10 Decision Trees
Consider the following dataset consisting of 4 observations with a single predictor variable \(x\) and a response variable \(y\):
| Observation | \(x\) | \(y\) |
|---|---|---|
| 1 | 1 | 2 |
| 2 | 2 | 3 |
| 3 | 3 | 2.5 |
| 4 | 4 | 5 |
Construct a regression decision tree by performing a binary split on \(x\) that minimizes the sum of squared errors (SSE). Show your calculations to determine the optimal split point.
Provide a plot of the resulting tree model overlaid on a scatter plot of the data.

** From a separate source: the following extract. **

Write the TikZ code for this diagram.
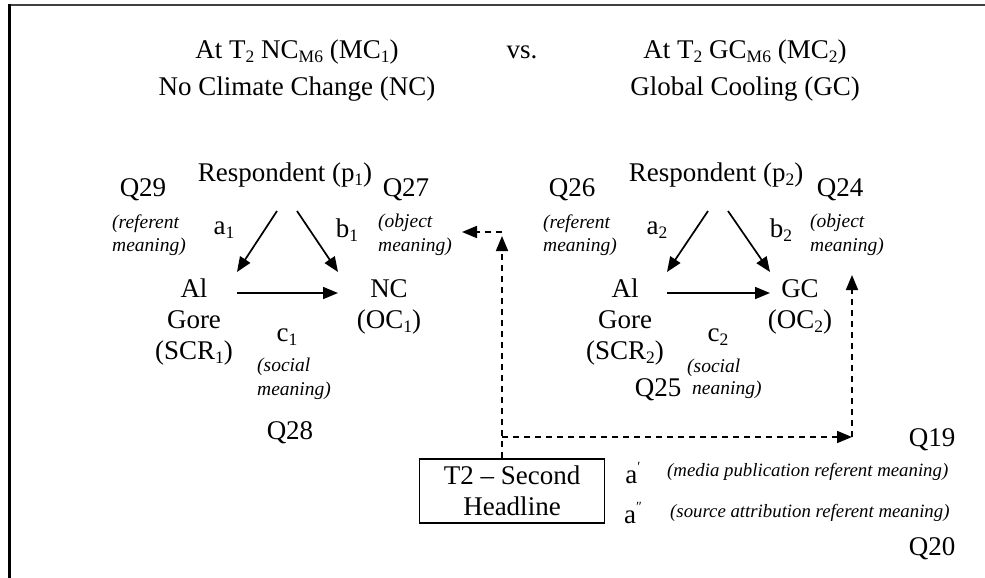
\documentclass[tikz,border=0pt]{standalone}
\usepackage{fontspec}
\setmainfont{Liberation Serif}
\usetikzlibrary{arrows.meta}
\newcommand\mainf{\fontsize{27}{31}\selectfont}
\newcommand\itf{\fontsize{19.5}{23.5}\selectfont\itshape}
\newcommand\itfs{\fontsize{18.8}{22}\selectfont\itshape}
\newcommand\sbs[1]{\raisebox{-0.3ex}{\fontsize{17.5}{17.5}\selectfont #1}}
\begin{document}
\begin{tikzpicture}[x=1pt,y=-1pt,
  txt/.style={inner sep=0pt,font=\mainf},
  itx/.style={inner sep=0pt,font=\itf,align=left,anchor=west},
  itxs/.style={inner sep=0pt,font=\itfs,anchor=west},
  solidarr/.style={line width=1.7pt,-{Triangle[length=15pt,width=12pt]}},
  dasharr/.style={line width=1.7pt,dash pattern=on 6pt off 5pt,-{Triangle[length=15pt,width=12pt]}},
  hbox/.style={draw,line width=1.7pt,inner sep=0pt,minimum width=185pt,minimum height=64pt,align=center,font=\mainf}]
\useasboundingbox (0,0) rectangle (985,578);
% frame
\draw[line width=2.5pt,black!75] (8,5) -- (985,5);
\draw[line width=3pt] (9,4) -- (9,578);
% headers
\node[txt] (hL1) at (297,52) {At T\sbs{2} NC\sbs{M6} (MC\sbs{1})};
\node[txt] (hL2) at (297,89) {No Climate Change (NC)};
\node[txt] (vs) at (522,52) {vs.};
\node[txt] (hR1) at (745,52) {At T\sbs{2} GC\sbs{M6} (MC\sbs{2})};
\node[txt] (hR2) at (745,89) {Global Cooling (GC)};
% left triangle
\node[txt] (respL) at (285,175) {Respondent (p\sbs{1})};
\node[txt] (q29) at (143,190) {Q29};
\node[txt] (q27) at (406,190) {Q27};
\node[itx] (refL) at (112,235) {(referent\\meaning)};
\node[itx] (objL) at (378,235) {(object\\meaning)};
\node[txt] (a1) at (224,230) {a\sbs{1}};
\node[txt] (b1) at (347,230) {b\sbs{1}};
\node[txt,align=center] (alL) at (194,322) {Al\\Gore\\(SCR\sbs{1})};
\node[txt,align=center] (ncL) at (389,307) {NC\\(OC\sbs{1})};
\node[txt] (c1) at (287,337) {c\sbs{1}};
\node[itx] (socL) at (257,379) {(social\\meaning)};
\node[txt] (q28) at (290,433) {Q28};
\coordinate (pL1) at (277,211); \coordinate (pL2) at (297,211);
\coordinate (sL) at (237,272); \coordinate (oL) at (338,272);
\coordinate (sL2) at (237,293); \coordinate (oL2) at (338,293);
\draw[solidarr] (pL1) -- (sL);
\draw[solidarr] (pL2) -- (oL);
\draw[solidarr] (sL2) -- (oL2);
% right triangle
\node[txt] (respR) at (716,175) {Respondent (p\sbs{2})};
\node[txt] (q26) at (572,190) {Q26};
\node[txt] (q24) at (840,190) {Q24};
\node[itx] (refR) at (543,235) {(referent\\meaning)};
\node[itx] (objR) at (810,235) {(object\\meaning)};
\node[txt] (a2) at (657,230) {a\sbs{2}};
\node[txt] (b2) at (781,230) {b\sbs{2}};
\node[txt,align=center] (alR) at (625,322) {Al\\Gore\\(SCR\sbs{2})};
\node[txt,align=center] (gcR) at (800,307) {GC\\(OC\sbs{2})};
\node[txt] (c2) at (718,337) {c\sbs{2}};
\node[itx] (socR1) at (687,368) {(social};
\node[itx] (socR2) at (692,390) {neaning)};
\node[txt] (q25) at (658,390) {Q25};
\coordinate (pR1) at (708,211); \coordinate (pR2) at (728,211);
\coordinate (sR) at (667,272); \coordinate (oR) at (770,272);
\coordinate (sR2) at (667,293); \coordinate (oR2) at (770,293);
\draw[solidarr] (pR1) -- (sR);
\draw[solidarr] (pR2) -- (oR);
\draw[solidarr] (sR2) -- (oR2);
% bottom
\node[hbox] (head) at (512,491) {T2 – Second\\Headline};
\node[txt] (q19) at (932,440) {Q19};
\node[txt] (q20) at (932,549) {Q20};
\node[txt] (ap) at (633,473) {a\raisebox{0.9ex}{\fontsize{14}{14}\selectfont ′}};
\node[txt] (app) at (633,513) {a\raisebox{0.9ex}{\fontsize{14}{14}\selectfont ″}};
\node[itxs] (mpr) at (667,472) {(media publication referent meaning)};
\node[itxs] (sar) at (670,513) {(source attribution referent meaning)};
% dashed connectors
\coordinate (up1) at (502,236);
\coordinate (j1) at (502,437);
\coordinate (j0) at (502,232);
\coordinate (tipL) at (462,232);
\coordinate (j2) at (852,437);
\coordinate (up2) at (852,275);
\draw[dasharr] (head.north -| j1) -- (up1);
\draw[dasharr] (j0) -- (tipL);
\draw[dasharr] (j1) -- (j2);
\draw[dasharr] (j2) -- (up2);
\end{tikzpicture}
\end{document}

To find the optimal split point, you need to evaluate all possible split points between consecutive \(x\) values. For each potential split:
- Divide the data into two regions
- Calculate the mean \(y\) value in each region
- Compute the SSE for each region: \(\text{SSE} = \sum_{i \in \text{region}} (y_i - \bar{y}_{\text{region}})^2\)
- Sum the SSEs from both regions to get the total SSE for that split
The optimal split minimizes the total SSE.
Create a scatter plot of the data points and overlay horizontal line segments representing the predicted values in each region created by your optimal split. Include a vertical dashed line to show the split point.
Part 1: Constructing the Regression Tree
We need to find the split point on \(x\) that minimizes the total SSE. Possible split points are between each pair of consecutive \(x\) values:
- Split at \(x = 1.5\)
- Split at \(x = 2.5\)
- Split at \(x = 3.5\)
1. Split at \(x = 1.5\)
Regions: \[R_1: x \leq 1.5 \quad (\text{Observation }1)\] \[R_2: x > 1.5 \quad (\text{Observations }2-4)\]
Means: \[\bar{y}_{R_1} = y_1 = 2\] \[\bar{y}_{R_2} = \frac{3 + 2.5 + 5}{3} = \frac{10.5}{3} = 3.5\]
SSE: \[\text{SSE}_{R_1} = (2 - 2)^2 = 0\] \[\text{SSE}_{R_2} = (3 - 3.5)^2 + (2.5 - 3.5)^2 + (5 - 3.5)^2 = 0.25 + 1 + 2.25 = 3.5\] \[\text{Total SSE} = 0 + 3.5 = 3.5\]
2. Split at \(x = 2.5\)
Regions: \[R_1: x \leq 2.5 \quad (\text{Observations }1-2)\] \[R_2: x > 2.5 \quad (\text{Observations }3-4)\]
Means: \[\bar{y}_{R_1} = \frac{2 + 3}{2} = 2.5\] \[\bar{y}_{R_2} = \frac{2.5 + 5}{2} = 3.75\]
SSE: \[\text{SSE}_{R_1} = (2 - 2.5)^2 + (3 - 2.5)^2 = 0.25 + 0.25 = 0.5\] \[\text{SSE}_{R_2} = (2.5 - 3.75)^2 + (5 - 3.75)^2 = 1.5625 + 1.5625 = 3.125\] \[\text{Total SSE} = 0.5 + 3.125 = 3.625\]
3. Split at \(x = 3.5\)
Regions: \[R_1: x \leq 3.5 \quad (\text{Observations }1-3)\] \[R_2: x > 3.5 \quad (\text{Observation }4)\]
Means: \[\bar{y}_{R_1} = \frac{2 + 3 + 2.5}{3} = 2.5\] \[\bar{y}_{R_2} = y_4 = 5\]
SSE: \[\text{SSE}_{R_1} = (2 - 2.5)^2 + (3 - 2.5)^2 + (2.5 - 2.5)^2 = 0.25 + 0.25 + 0 = 0.5\] \[\text{SSE}_{R_2} = (5 - 5)^2 = 0\] \[\text{Total SSE} = 0.5 + 0 = 0.5\]
Conclusion:
The optimal split is at \(x = 3.5\), resulting in the lowest total SSE of \(0.5\).
Part 2: Plot of the Tree Model
The vertical dashed line represents the split at \(x = 3.5\). The red lines show the predicted values in each region:
\[\hat{y} = \begin{cases} 2.5 & \text{if } x \leq 3.5 \\ 5 & \text{if } x > 3.5 \end{cases}\]